Costa Rica Itineraries

A 10-Day Costa Rica Itinerary for Hiking and Adventure Enthusiasts

San Jose – 1 night

Arrive at San Jose airport and travel straight into the city. If you arrive early and have some time, visit some of the museums or hit up Barrio Escalante in the north east.

Puerto Viejo – 2 nights

Take the bus early the next day from San Jose to Puerto Viejo and get ready to enjoy some beach time!

La Fortuna – 3 nights

You can take two buses, via San Jose, or a direct transfer to La Fortuna, depending on your budget. This is a long drive and the longest transfer of your trip, so if you’re going to splash out on any, make it this one!

Monteverde – 3 nights

Take the public bus or a private shuttle from La Fortuna to Monteverde in the morning and spend three whole days here in this paradise for nature lovers.

San Jose – 1 night

Travel directly from Monteverde to San Jose by bus either on the day of or the day before your flight home.

A 10-Day Costa Rica Itinerary for Beach and Surfing Enthusiasts

San Jose – 1 night

Arrive at San Jose airport and travel straight into the city. If you arrive early and have some time, visit some of the museums or hit up Barrio Escalante in the north east.

La Fortuna – 2 nights

The next day, take the public or private bus straight to La Fortuna and spend two nights here.

Santa Teresa – 3 nights

To get from La Fortuna to Santa Teresa, the best option is to take a shared shuttle bus that you can arrange with your accommodation. It will cost around $50, but it’s twice as fast as taking several public buses.

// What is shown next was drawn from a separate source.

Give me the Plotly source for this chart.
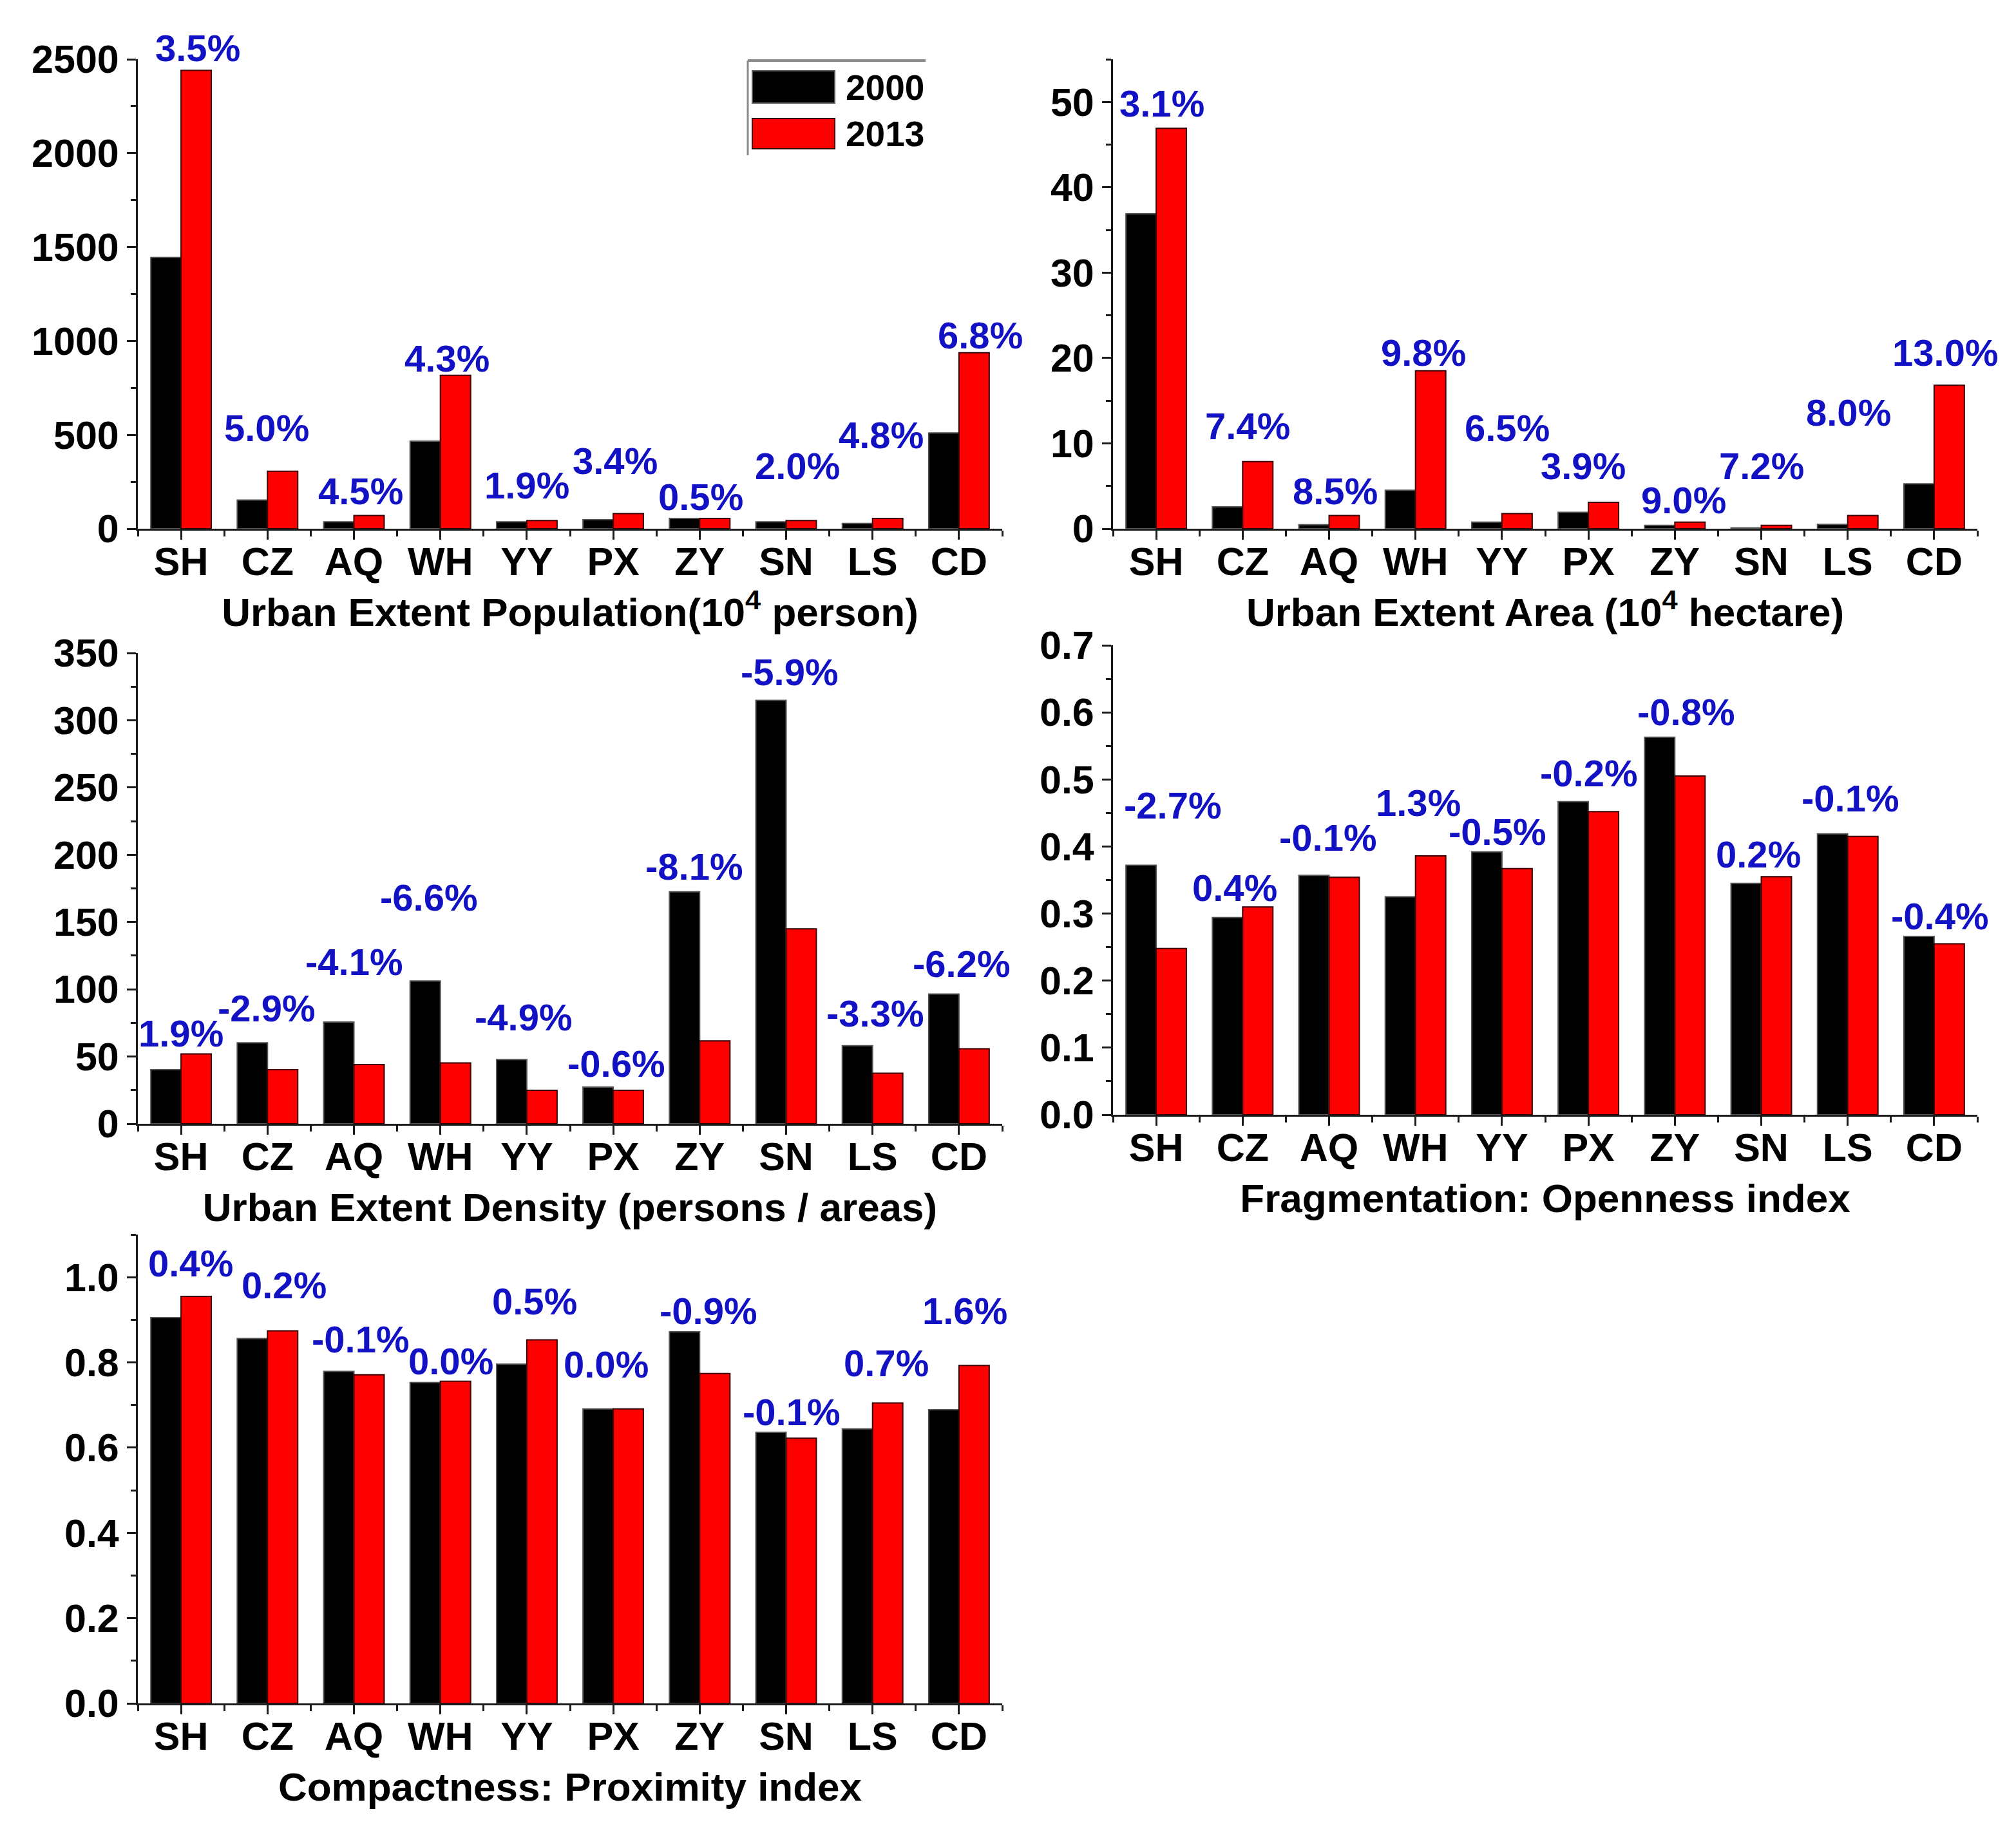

Manuel Antonio/Quepos – 3 nights

You can take the bus, then ferry, then another bus to Manuel Antonio. Although this sounds like a long trip, it shouldn’t take you longer than half a day. It’s even quicker if you book a private transfer service; this takes around 4 hours. 

San Jose – 1 night

Travel directly from Manuel Antonio/Quepos to San Jose by bus either on the day of or the day before your flight home.